Straightening out brass instruments (2013) - wallflower
https://www.supermagnete.de/eng/Magnet-applications/Straightening-out-brass-instruments
======
camtarn
There's a great video on repairing a severely damaged tuba, which includes the
use of the magnet-ball for straightening the walls of the tubes, as well as
disassembling parts of the tuba to gain access to individual parts:

[https://www.youtube.com/watch?v=wflildRmcJw](https://www.youtube.com/watch?v=wflildRmcJw)

------
theoh
The business of forming pipes with curves typically involves mandrels.

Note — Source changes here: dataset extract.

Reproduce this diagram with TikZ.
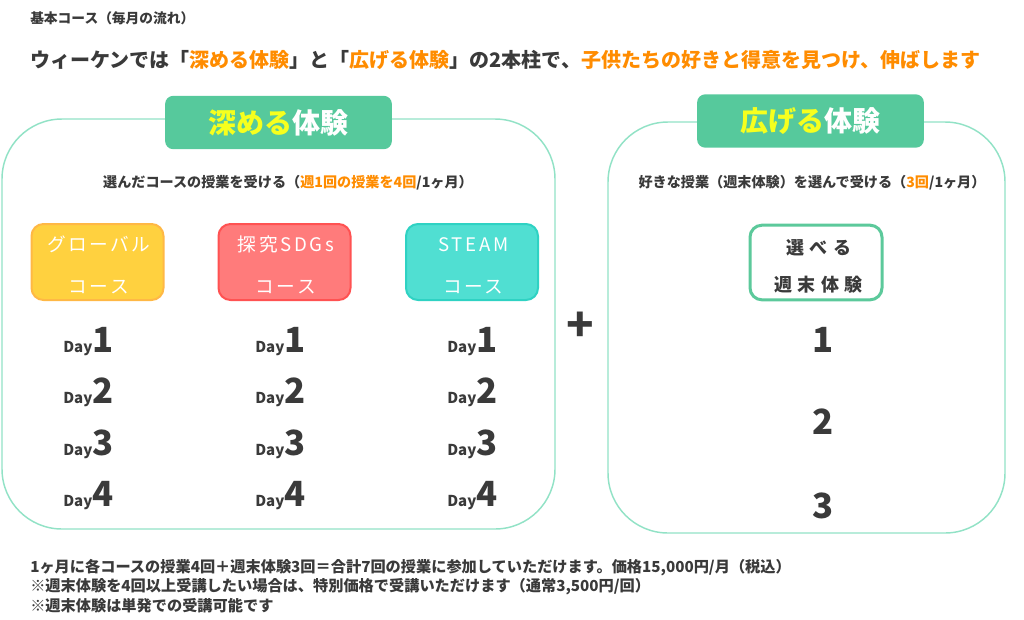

A
mandrel, in this case, is a solid body that prevents the pipe from deforming
in undesirable ways.

[https://en.wikipedia.org/wiki/Mandrel](https://en.wikipedia.org/wiki/Mandrel)

Musical instrument _repair_ is clearly more complex than this—it's a skilled,
improvisational profession that would probably welcome this kind of trick. I
feel that, outside of Mega City One, those specialists just would not exist,
their skills wouldn't be sustainable as a source of employment. That's the
economic side of this—it's cool to come up with new techniques for instrument
repair, but try being an instrument repairer in a city on the periphery. It's
scary that this kind of (fairly mild) specialization is so precarious.

------
kazinator
Speaking of hammering from the inside: that's how you make "jumping beans"
using a steel ball wrapped in foil:

[https://www.youtube.com/watch?v=Y9sl1jLlekk](https://www.youtube.com/watch?v=Y9sl1jLlekk)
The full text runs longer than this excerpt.